In this event, moderated by members from the graduate research training group, we will explore how filmmaking emerges through contingent and negotiated relations between filmmakers and film subjects, (recording) technology, rhythms (of the sea), and the sedimentations of history; we will also probe how the infrastructural conditions of collaborative work shape the ever-shifting horizons of the documentary imagination.
Screenings and keynotes on location are open to the general public. Tickets can be booked via the Künstlerhaus Mousonturm and DFF – Deutsches Filminstitut & Filmmuseum websites.
Diana Allan is an Associate Professor of Anthropology at McGill University and a Canada Research Chair in ethnographic archives. She received her training in filmmaking in the Sensory Ethnography Lab and was a Harvard Film Study Center Fellow. Her films include Shatila, Beirut, Terrace of the Sea, Still Life and So Dear, So Lovely. Diana is also the co-founder and co-director of the Nakba Archive, a testimonial project that has recorded interviews on film with first generation Palestinian refugees living in Lebanon. During the 2006 Lebanon/Israel war she established ‘Lens on Lebanon’, a participatory film and photographic initiative funded by the Soros Foundation, Oxfam and the Prince Claus Fund.
Merle Kröger is a novelist, screenwriter and dramaturg based in Berlin. She co-founded pong film with Philip Scheffner in 2001 and worked as a co-author for Scheffner’s documentary films. Kröger has published five novels until now, with her newest book Die Experten being released in February 2021. Her novels have received numerous awards.
Philip Scheffner has been working as a visual artist since 1985. His feature length documentaries like The Halfmoon Files, Day of the Sparrow, Revision and Havarie won numerous awards and were positively perceived and acknowledged by international critics. He co-founded pong film with Merle Kröger in 2001. Since October 2021 he is Professor for Documentary Practice at the Academy of Media Arts (KHM), Cologne.
Cynthia Browne is currently an anthropologist and media practitioner based in Germany. Her current research focuses on the material afterlives of mining and operates at the intersection of media studies, sensory ethnography, science and technology studies, and the anthropology of extraction. Currently she is a post-doctoral research associate with the interdisciplinary research training group “Documentary Practices: Excess and Privation” at the Ruhr University in Bochum Germany, as well as a 2020/2021 Fellow at the Institute for Sustainability Studies in Potsdam, Germany. She is also an alumni of the Critical Media Practice program at Harvard University, where she received her doctorate in Social Anthropology in 2019. Her book manuscript Utopic Wastelands: Site-Specific Art and the Re-making of Germany’s Ruhr region, examines the multiple, conflicting temporalities inhering in efforts to aesthetically and pragmatically reframe Germany’s former coal and steel heartland into a post-industrial “cultural metropolis.”

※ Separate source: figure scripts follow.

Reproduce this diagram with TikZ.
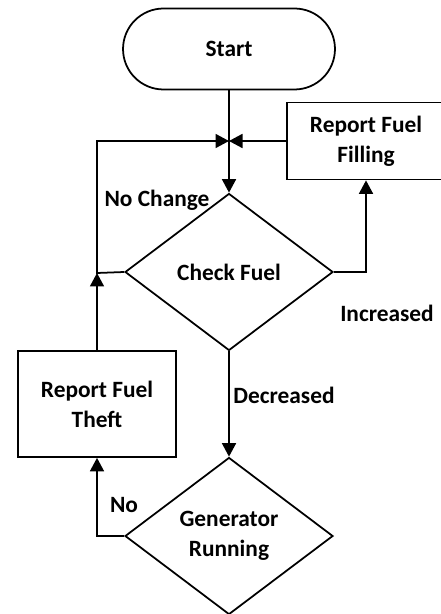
\documentclass[tikz,border=0pt]{standalone}
\usepackage{fontspec}
\setmainfont{Carlito}
\usetikzlibrary{arrows.meta, shapes.geometric}

\tikzset{
  flow/.style={line width=1pt, -{Triangle[length=0.27cm, width=0.28cm]}},
  block/.style={draw, line width=1pt, align=center, minimum width=3.16cm},
  decision/.style={draw, diamond, line width=1pt, aspect=1.33, align=center, inner sep=0pt,
      minimum width=4.16cm, minimum height=3.14cm},
  lbl/.style={inner sep=0pt}
}

\begin{document}
\begin{tikzpicture}[x=0.02cm, y=-0.02cm, font=\fontsize{13.3}{17}\selectfont\bfseries]
    \useasboundingbox (0,0) rectangle (440,614);
    % Start
    \node[draw, line width=1pt, rounded corners=0.81cm, minimum width=4.24cm, minimum height=1.62cm]
      (start) at (229,49) {Start};
    % Check Fuel
    \coordinate (merge) at (229,141);
    \node[decision] (check) at (229,272) {Check Fuel};
    \node[block, minimum height=1.54cm] (filling) at (366,141) {Report Fuel\\Filling};
    \draw[flow] (start.south) -- (check.north);
    \draw[flow] (filling.west) -- (merge);
    \draw[flow] (check.east) -| (filling.south);
    \node[lbl] (inc) at (387,313) {Increased};
    % No Change
    \node[block, minimum height=2.12cm] (theft) at (97,404) {Report Fuel\\Theft};
    \coordinate (bend) at (97,273);
    \draw[flow] (theft.north) -- (bend);
    \draw[flow] (check.west) -- (bend) |- (merge);
    \node[lbl] (nochange) at (157,200) {No Change};
    % Generator Running
    \node[decision] (gen) at (229,536) {Generator\\Running};
    \draw[flow] (check.south) -- (gen.north);
    \node[lbl, anchor=west] (dec) at (233,395) {Decreased};
    \draw[flow] (gen.west) -| (theft.south);
    \node[lbl] (no) at (124,505) {No};
\end{tikzpicture}
\end{document}
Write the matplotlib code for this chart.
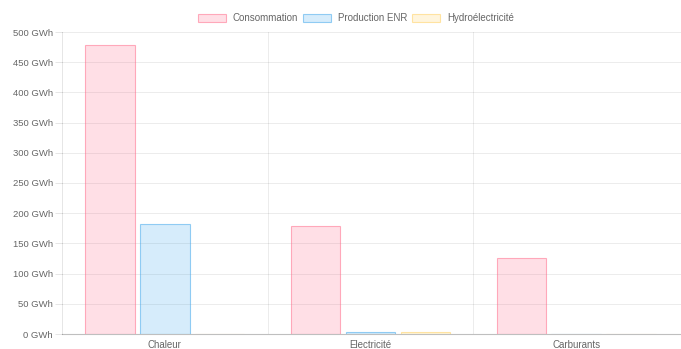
import matplotlib
matplotlib.use("Agg")
import matplotlib.pyplot as plt
import numpy as np

categories = ["Chaleur", "Electricité", "Carburants"]
series_names = ["Consommation", "Production ENR", "Hydroélectricité"]
consommation = [478, 179, 126]
production_enr = [182, 3, 0]
hydroelectricite = [0, 3, 0]
y_ticks = [0, 50, 100, 150, 200, 250, 300, 350, 400, 450, 500]
y_tick_labels = [f"{v} GWh" for v in y_ticks]

fills = [(1.0, 0.388, 0.518, 0.2), (0.212, 0.635, 0.922, 0.2), (1.0, 0.808, 0.337, 0.2)]
edges = [(1.0, 0.388, 0.518, 0.5), (0.212, 0.635, 0.922, 0.5), (1.0, 0.808, 0.337, 0.5)]

plt.rcParams["font.family"] = ["Liberation Sans", "DejaVu Sans"]
W, H = 681, 349
fig = plt.figure(figsize=(W / 100, H / 100), dpi=100)
ax = fig.add_axes([62 / W, 15 / H, (681 - 62) / W, (334 - 32) / H])

x = np.arange(len(categories))
cat_pct, bar_pct = 0.8, 0.9
slot = cat_pct / 3
bw = slot * bar_pct
all_series = [consommation, production_enr, hydroelectricite]
for i, (name, vals) in enumerate(zip(series_names, all_series)):
    pos = x - cat_pct / 2 + slot * (i + 0.5)
    ax.bar(pos, vals, width=bw, color=fills[i], edgecolor=edges[i],
           linewidth=0.8, label=name, zorder=3)

ax.set_xlim(-0.5, len(categories) - 0.5 + 0.01)
ax.set_ylim(0, 500)
ax.set_yticks(y_ticks)
ax.set_yticklabels(y_tick_labels)
ax.set_xticks(x)
ax.set_xticklabels(categories)

grid_c = (0, 0, 0, 0.08)
for yv in y_ticks[1:]:
    ax.axhline(yv, color=grid_c, lw=0.7, zorder=1)
for xv in [0.5, 1.5]:
    ax.axvline(xv, color=grid_c, lw=0.7, zorder=1)

for s in ["top", "right"]:
    ax.spines[s].set_visible(False)
ax.spines["left"].set_color((0, 0, 0, 0.1))
ax.spines["bottom"].set_color((0, 0, 0, 0.25))
ax.spines["left"].set_linewidth(0.7)
ax.spines["bottom"].set_linewidth(0.8)

ax.tick_params(axis="y", length=5, width=0.7, color=(0, 0, 0, 0.1),
               labelsize=6.8, labelcolor="#666666", pad=1.5)
ax.tick_params(axis="x", length=0, labelsize=7, labelcolor="#666666", pad=4)

leg = fig.legend(loc="center", bbox_to_anchor=(356 / W, 1 - 18 / H), ncol=3,
                 frameon=False, fontsize=7.0, handlelength=2.9, handleheight=0.9,
                 handletextpad=0.7, columnspacing=0.5, borderaxespad=0)
for t in leg.get_texts():
    t.set_color("#666666")

fig.savefig("out.png", dpi=100, facecolor="white")
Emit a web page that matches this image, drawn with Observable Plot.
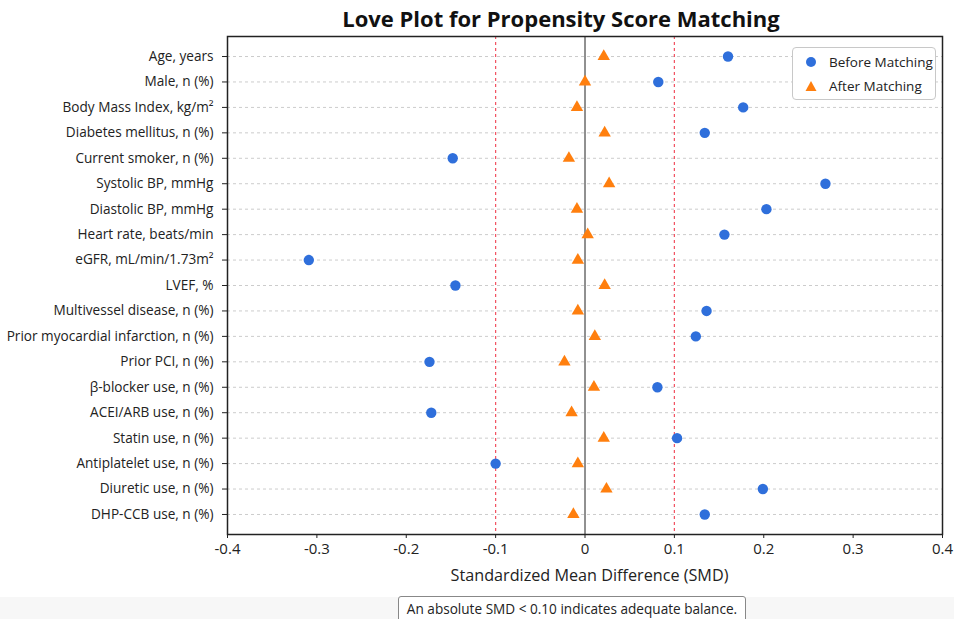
<!DOCTYPE html>
<html>
<head>
<meta charset="utf-8">
<script src="https://cdn.jsdelivr.net/npm/d3@7"></script>
<script src="https://cdn.jsdelivr.net/npm/@observablehq/plot@0.6"></script>
<style>
  html, body { margin: 0; padding: 0; background: #ffffff; }
  #wrap { position: relative; width: 954px; height: 619px; overflow: hidden; font-family: "Open Sans", sans-serif; color: #222; }
  #title { position: absolute; top: 3px; left: 0; width: 1122px; text-align: center; font-size: 22px; font-weight: 700; color: #111; }
  #chart { position: absolute; top: 0; left: 0; }
  #xlabel { position: absolute; left: 0; width: 1179px; top: 564px; text-align: center; font-size: 16.2px; color: #222; }
  #legend { position: absolute; left: 792px; top: 47px; width: 142px; height: 51px; border: 1px solid #c8c8c8; border-radius: 4px; background: #fff; font-size: 13.5px; }
  .li { position: absolute; left: 0; height: 20px; display: flex; align-items: center; }
  .li svg { margin-left: 12px; margin-right: 12px; }
  #caption { position: absolute; left: 398px; top: 596px; width: 346px; height: 28px; border: 1px solid #888; border-radius: 3px; background: #fff; font-size: 13.6px; text-align: center; line-height: 24px; white-space: nowrap; }
  #band { position: absolute; left: 0; top: 597px; width: 954px; height: 22px; background: #f7f7f7; }
</style>
</head>
<body>
<div id="wrap">
  <div id="band"></div>
  <div id="chart"></div>
  <div id="title">Love Plot for Propensity Score Matching</div>
  <div id="xlabel">Standardized Mean Difference (SMD)</div>
  <div id="legend"></div>
  <div id="caption">An absolute SMD &lt; 0.10 indicates adequate balance.</div>
</div>
<script>
const covariates = [
  "Age, years",
  "Male, n (%)",
  "Body Mass Index, kg/m²",
  "Diabetes mellitus, n (%)",
  "Current smoker, n (%)",
  "Systolic BP, mmHg",
  "Diastolic BP, mmHg",
  "Heart rate, beats/min",
  "eGFR, mL/min/1.73m²",
  "LVEF, %",
  "Multivessel disease, n (%)",
  "Prior myocardial infarction, n (%)",
  "Prior PCI, n (%)",
  "β-blocker use, n (%)",
  "ACEI/ARB use, n (%)",
  "Statin use, n (%)",
  "Antiplatelet use, n (%)",
  "Diuretic use, n (%)",
  "DHP-CCB use, n (%)"
];
const smdBefore = [0.160, 0.082, 0.177, 0.134, -0.148, 0.269, 0.203, 0.156, -0.309, -0.145, 0.136, 0.124, -0.174, 0.081, -0.172, 0.103, -0.100, 0.199, 0.134];
const smdAfter = [0.021, 0.000, -0.009, 0.022, -0.018, 0.027, -0.009, 0.003, -0.008, 0.022, -0.008, 0.011, -0.023, 0.010, -0.015, 0.021, -0.008, 0.024, -0.013];
const xTicks = [-0.4, -0.3, -0.2, -0.1, 0, 0.1, 0.2, 0.3, 0.4];
const thresholds = [-0.1, 0.1];
const seriesNames = ["Before Matching", "After Matching"];
const seriesColors = ["#2f6fdb", "#ff7f0e"];

const before = covariates.map((c, i) => ({covariate: c, smd: smdBefore[i]}));
const after = covariates.map((c, i) => ({covariate: c, smd: smdAfter[i]}));

const chart = Plot.plot({
  width: 954,
  height: 590,
  marginLeft: 227,
  marginRight: 12,
  marginTop: 36,
  marginBottom: 56,
  style: {fontFamily: "'Open Sans', sans-serif", color: "#222", background: "transparent"},
  x: {domain: [-0.4, 0.4]},
  y: {type: "point", domain: covariates, padding: 0.787, round: false},
  marks: [
    Plot.ruleY(covariates, {y: d => d, stroke: "#cccccc", strokeWidth: 1, strokeDasharray: "3,3"}),
    Plot.ruleX(thresholds, {x: d => d, stroke: "#ee3344", strokeWidth: 1.2, strokeOpacity: 0.85, strokeDasharray: "3,3"}),
    Plot.ruleX([0], {x: d => d, stroke: "#222", strokeWidth: 1}),
    Plot.dot(before, {x: "smd", y: "covariate", r: 5.2, fill: seriesColors[0], symbol: "circle"}),
    Plot.dot(after, {x: "smd", y: "covariate", r: 4.6, fill: seriesColors[1], symbol: "triangle"}),
    Plot.frame({stroke: "#222", strokeWidth: 1.5}),
    Plot.axisX(xTicks, {
      tickSize: 4, tickPadding: 5, fontSize: 15,
      tickFormat: d => String(+d.toFixed(1)),
      label: null
    }),
    Plot.axisY({tickSize: 5, tickPadding: 9, fontSize: 13.6, label: null})
  ]
});
document.getElementById("chart").appendChild(chart);

// legend
const legend = document.getElementById("legend");
seriesNames.forEach((name, i) => {
  const item = document.createElement("div");
  item.className = "li";
  item.style.top = (i === 0 ? 4 : 28) + "px";
  const sym = i === 0
    ? `<svg width="12" height="12"><circle cx="6" cy="6" r="5" fill="${seriesColors[i]}"/></svg>`
    : `<svg width="12" height="12"><path d="M6,1 L11.5,11 L0.5,11 Z" fill="${seriesColors[i]}"/></svg>`;
  item.innerHTML = sym + `<span>${name}</span>`;
  legend.appendChild(item);
});
</script>
</body>
</html>
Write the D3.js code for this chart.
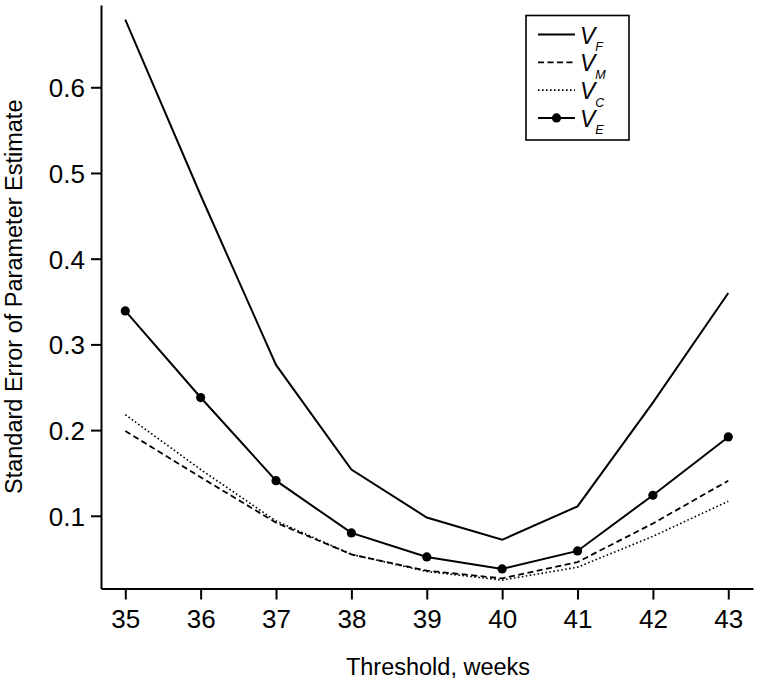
<!DOCTYPE html>
<html>
<head>
<meta charset="utf-8">
<script src="https://cdn.jsdelivr.net/npm/d3@7"></script>
<style>
  body { margin: 0; background: #fff; }
  svg { display: block; }
  text { font-family: "Liberation Sans", Arial, Helvetica, sans-serif; fill: #000; }
</style>
</head>
<body>
<svg id="chart" width="758" height="683"></svg>
<script>
// ---- data ----
const weeks = [35, 36, 37, 38, 39, 40, 41, 42, 43];
const VF = [0.679, 0.474, 0.276, 0.154, 0.098, 0.072, 0.111, 0.232, 0.360];
const VM = [0.199, 0.145, 0.092, 0.055, 0.036, 0.027, 0.046, 0.091, 0.141];
const VC = [0.218, 0.154, 0.094, 0.055, 0.035, 0.025, 0.040, 0.076, 0.117];
const VE = [0.339, 0.238, 0.141, 0.080, 0.052, 0.038, 0.059, 0.124, 0.192];
const yTicks = [0.1, 0.2, 0.3, 0.4, 0.5, 0.6];
const seriesNames = ["F", "M", "C", "E"];
const xTitle = "Threshold, weeks";
const yTitle = "Standard Error of Parameter Estimate";

// ---- layout ----
const pLeft = 101, pRight = 753, pTop = 5, pBottom = 588.5;
const x = d3.scaleLinear().domain([34.678, 43.328]).range([pLeft, pRight]);
const y = d3.scaleLinear().domain([0.01517, 0.696]).range([pBottom, pTop]);

const svg = d3.select("#chart");

// axes
const xAxis = svg.append("g")
  .attr("transform", `translate(0,${pBottom})`)
  .call(d3.axisBottom(x).tickValues(weeks).tickSize(11).tickSizeOuter(0).tickPadding(10).tickFormat(d3.format("d")));
const yAxis = svg.append("g")
  .attr("transform", `translate(${pLeft},0)`)
  .call(d3.axisLeft(y).tickValues(yTicks).tickSize(10).tickSizeOuter(0).tickPadding(6).tickFormat(d3.format(".1f")));
[xAxis, yAxis].forEach(g => {
  g.select(".domain").attr("stroke", "#000").attr("stroke-width", 2);
  g.selectAll(".tick line").attr("stroke", "#000").attr("stroke-width", 2);
  g.selectAll(".tick text").attr("font-size", 26).attr("font-family", "Liberation Sans, Arial, sans-serif").attr("fill", "#000");
});
xAxis.selectAll(".tick text").attr("dy", "0.71em");
yAxis.selectAll(".tick text").attr("dy", "0.36em");

// titles
svg.append("text")
  .attr("x", (pLeft + pRight) / 2 + 11)
  .attr("y", 675)
  .attr("text-anchor", "middle")
  .attr("font-size", 23.5)
  .text(xTitle);
svg.append("text")
  .attr("transform", `translate(22,${(pTop + pBottom) / 2}) rotate(-90)`)
  .attr("text-anchor", "middle")
  .attr("font-size", 23.5)
  .text(yTitle);

// lines
const line = d3.line().x((d, i) => x(weeks[i])).y(d => y(d));
const styles = {
  F: { data: VF, dash: null, width: 2 },
  M: { data: VM, dash: "6,3.5", width: 1.8 },
  C: { data: VC, dash: "1.6,2.4", width: 1.6 },
  E: { data: VE, dash: null, width: 2 }
};
seriesNames.forEach(k => {
  const s = styles[k];
  svg.append("path")
    .datum(s.data)
    .attr("d", line)
    .attr("fill", "none")
    .attr("stroke", "#000")
    .attr("stroke-width", s.width)
    .attr("stroke-dasharray", s.dash)
    .attr("stroke-linejoin", "miter");
});
svg.append("g").selectAll("circle")
  .data(VE)
  .join("circle")
  .attr("cx", (d, i) => x(weeks[i]))
  .attr("cy", d => y(d))
  .attr("r", 4.6)
  .attr("fill", "#000");

// legend
const lg = svg.append("g");
lg.append("rect")
  .attr("x", 526).attr("y", 15.5).attr("width", 103).attr("height", 124.5)
  .attr("fill", "#fff").attr("stroke", "#000").attr("stroke-width", 1.6);
seriesNames.forEach((k, i) => {
  const s = styles[k];
  const ry = 34.5 + i * 27.8;
  lg.append("line")
    .attr("x1", 538).attr("x2", 575).attr("y1", ry).attr("y2", ry)
    .attr("stroke", "#000").attr("stroke-width", s.width)
    .attr("stroke-dasharray", s.dash);
  if (k === "E") {
    lg.append("circle").attr("cx", 556.5).attr("cy", ry).attr("r", 4.6).attr("fill", "#000");
  }
  const t = lg.append("text")
    .attr("x", 580).attr("y", ry + 9)
    .attr("font-size", 23).attr("font-style", "italic");
  t.append("tspan").text("V");
  t.append("tspan").attr("dy", 7.5).attr("dx", 0).attr("font-size", 12.5).text(k);
});
</script>
</body>
</html>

Vera Mader studied Media and Cultural Studies and Cultural Anthropology in Freiburg, Germany and Amherst, Massachussetts. They are part of the graduate research training group “Documentary Practices. Excess and Privation” at Ruhr-University Bochum. Research interests include Black feminist theory, the poetics/practice of care and discourses on healing, i.e. in 20th century environmentalism.